[Start of GIVEN MATERIAL]

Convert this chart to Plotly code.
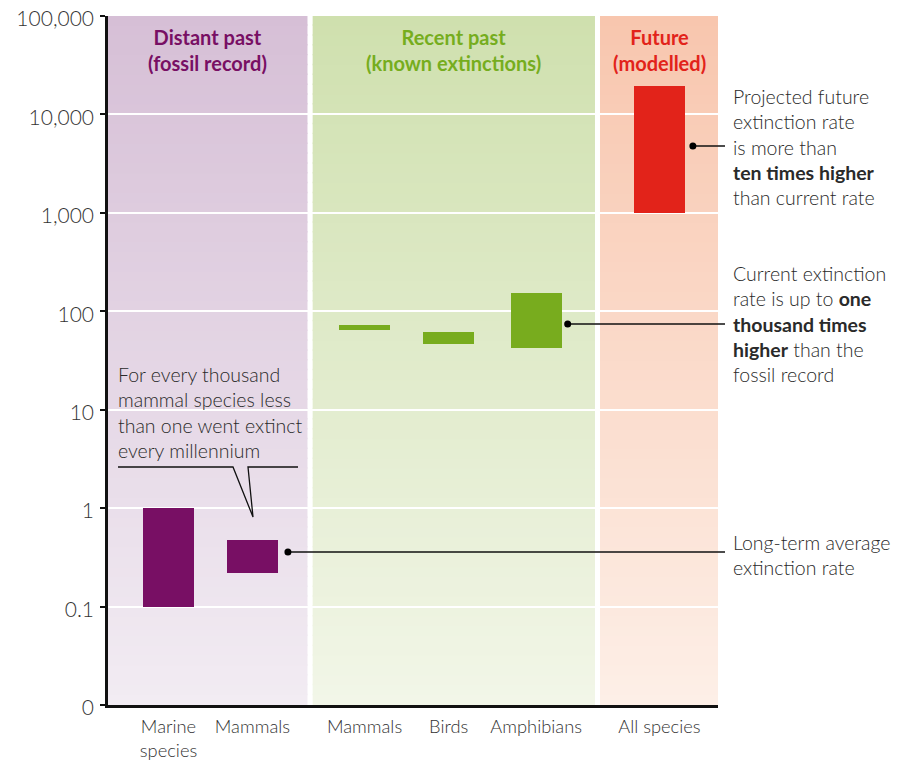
import plotly.graph_objects as go

# ---------------- data ----------------
categories = ["Marine<br>species", "Mammals", "Mammals", "Birds", "Amphibians", "All species"]
groups = ["Distant past", "Distant past", "Recent past", "Recent past", "Recent past", "Future"]
rate_low = [0.1, 0.22, 65, 46, 42, 1000]
rate_high = [1.0, 0.48, 73, 61, 155, 19500]

group_names = ["Distant past", "Recent past", "Future"]
group_titles = ["Distant past<br>(fossil record)", "Recent past<br>(known extinctions)", "Future<br>(modelled)"]

tick_values = [0.01, 0.1, 1, 10, 100, 1000, 10000, 100000]
tick_labels = ["0", "0.1", "1", "10", "100", "1,000", "10,000", "100,000"]

# ---------------- layout / style constants ----------------
PAGE_OFF = 8                      # default body margin of the html page
W, H = 906 - PAGE_OFF, 760 - PAGE_OFF
REF_L, REF_T = 108, 16            # plot area corner in page pixels
ML, MT = REF_L - PAGE_OFF, REF_T - PAGE_OFF
PW, PH = 610, 689
MR = W - ML - PW
MB = H - MT - PH
XR = [0, 7.18]
UNIT = PW / (XR[1] - XR[0])

slot_x = [0.712, 1.70, 3.02, 4.01, 5.04, 6.49]
bar_w = 0.60
band_span = {"Distant past": (0.0, 2.348), "Recent past": (2.409, 5.732), "Future": (5.791, 7.18)}

bar_color = {"Distant past": "#780f64", "Recent past": "#78ac1e", "Future": "#e2231a"}
title_color = {"Distant past": "#780f64", "Recent past": "#76ad1e", "Future": "#e2231a"}
band_top = {"Distant past": (214, 191, 214), "Recent past": (207, 224, 174), "Future": (248, 198, 174)}
band_bot = {"Distant past": (242, 236, 243), "Recent past": (242, 246, 232), "Future": (253, 239, 231)}

FONT = "Lato"
TXT = "#2a2a2a"


def px2paper_x(px):
    return (px - REF_L) / PW


def px2paper_y(py):
    return (REF_T + PH - py) / PH


fig = go.Figure()

fig.add_trace(go.Bar(
    x=slot_x,
    base=rate_low,
    y=[h - l for h, l in zip(rate_high, rate_low)],
    width=bar_w,
    marker=dict(color=[bar_color[g] for g in groups], line=dict(width=0)),
    hoverinfo="skip",
    showlegend=False,
))

shapes = []
# gradient background bands (stacked strips, drawn below gridlines)
N = 70
for g in group_names:
    x0, x1 = band_span[g]
    top, bot = band_top[g], band_bot[g]
    for i in range(N):
        t = (i + 0.5) / N
        c = tuple(round(bot[k] + (top[k] - bot[k]) * t) for k in range(3))
        shapes.append(dict(
            type="rect", xref="x", yref="paper", layer="below",
            x0=x0, x1=x1, y0=i / N, y1=min(1, (i + 1.15) / N),
            fillcolor="rgb(%d,%d,%d)" % c, line=dict(width=0),
        ))

# connector lines with dots
def connector(x_data_dot, py, x_end_px=725):
    yp = px2paper_y(py)
    xd_paper = (x_data_dot - XR[0]) / (XR[1] - XR[0])
    shapes.append(dict(type="line", xref="paper", yref="paper",
                       x0=xd_paper, x1=px2paper_x(x_end_px), y0=yp, y1=yp,
                       line=dict(color="#111", width=1.3), layer="above"))
    shapes.append(dict(type="circle", xref="paper", yref="paper",
                       xsizemode="pixel", ysizemode="pixel",
                       xanchor=xd_paper, yanchor=yp,
                       x0=-3.5, x1=3.5, y0=-3.5, y1=3.5,
                       fillcolor="#000", line=dict(width=0), layer="above"))


connector(slot_x[1] + bar_w / 2 + 10 / UNIT, 552)
connector(slot_x[4] + bar_w / 2 + 6 / UNIT, 324)
connector(slot_x[5] + bar_w / 2 + 8 / UNIT, 146)

# speech-bubble underline for left callout
pts = [(118, 467), (233, 467), (253, 517), (248, 467), (298, 467)]
path = "M " + " L ".join("%.4f,%.4f" % (px2paper_x(a), px2paper_y(b)) for a, b in pts)
shapes.append(dict(type="path", xref="paper", yref="paper", path=path,
                   line=dict(color="#111", width=1.3), layer="above"))

annotations = []
for g, title in zip(group_names, group_titles):
    x0, x1 = band_span[g]
    annotations.append(dict(
        x=(x0 + x1) / 2, xref="x", y=px2paper_y(50), yref="paper",
        text=title, showarrow=False, xanchor="center", yanchor="middle",
        font=dict(family=FONT, size=20, color=title_color[g], weight=700),
    ))

right_notes = [
    ("Projected future<br>extinction rate<br>is more than<br><b>ten times higher</b><br>than current rate", 146.5),
    ("Current extinction<br>rate is up to <b>one</b><br><b>thousand times</b><br><b>higher</b> than the<br>fossil record", 324),
    ("Long-term average<br>extinction rate", 555),
]
for txt, py in right_notes:
    annotations.append(dict(
        x=px2paper_x(731), xref="paper", y=px2paper_y(py), yref="paper",
        text=txt, showarrow=False, xanchor="left", yanchor="middle", align="left",
        font=dict(family=FONT, size=19.5, color=TXT, weight=300),
    ))

annotations.append(dict(
    x=px2paper_x(116), xref="paper", y=px2paper_y(412), yref="paper",
    text="For every thousand<br>mammal species less<br>than one went extinct<br>every millennium",
    showarrow=False, xanchor="left", yanchor="middle", align="left",
    font=dict(family=FONT, size=19.5, color=TXT, weight=300),
))

fig.update_layout(
    width=W, height=H,
    margin=dict(l=ML, r=MR, t=MT, b=MB, autoexpand=False),
    plot_bgcolor="white", paper_bgcolor="white",
    showlegend=False,
    shapes=shapes,
    annotations=annotations,
    bargap=0,
    xaxis=dict(
        range=XR, showgrid=False, zeroline=False, automargin=False,
        showline=True, linecolor="#111", linewidth=2.5,
        tickvals=slot_x, ticktext=categories, ticks="",
        tickfont=dict(family=FONT, size=18.3, color="#333", weight=300),
        ticklabeloverflow="allow", ticklabelstandoff=3,
        fixedrange=True,
    ),
    yaxis=dict(
        type="log", range=[-2, 5], automargin=False,
        tickvals=tick_values, ticktext=tick_labels,
        ticks="outside", ticklen=5, tickwidth=2, tickcolor="#111",
        showline=True, linecolor="#111", linewidth=2.5,
        showgrid=True, gridcolor="white", gridwidth=1.6,
        zeroline=False,
        tickfont=dict(family=FONT, size=21, color="#333", weight=300),
        ticklabeloverflow="allow", ticklabelshift=3, ticklabelstandoff=2,
        fixedrange=True,
    ),
)

fig.write_html("out.html")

[End of GIVEN MATERIAL]

→ EXERCISE REQUIREMENTS
Reproduce exactly the run of lines that opens the listing and closes with the line holding "rate_high = [1.0, 0.48, 73, 61, 155, 19500]". Pictures are excluded.

→ REPLY
Convert this chart to Plotly code.
import plotly.graph_objects as go

# ---------------- data ----------------
categories = ["Marine<br>species", "Mammals", "Mammals", "Birds", "Amphibians", "All species"]
groups = ["Distant past", "Distant past", "Recent past", "Recent past", "Recent past", "Future"]
rate_low = [0.1, 0.22, 65, 46, 42, 1000]
rate_high = [1.0, 0.48, 73, 61, 155, 19500]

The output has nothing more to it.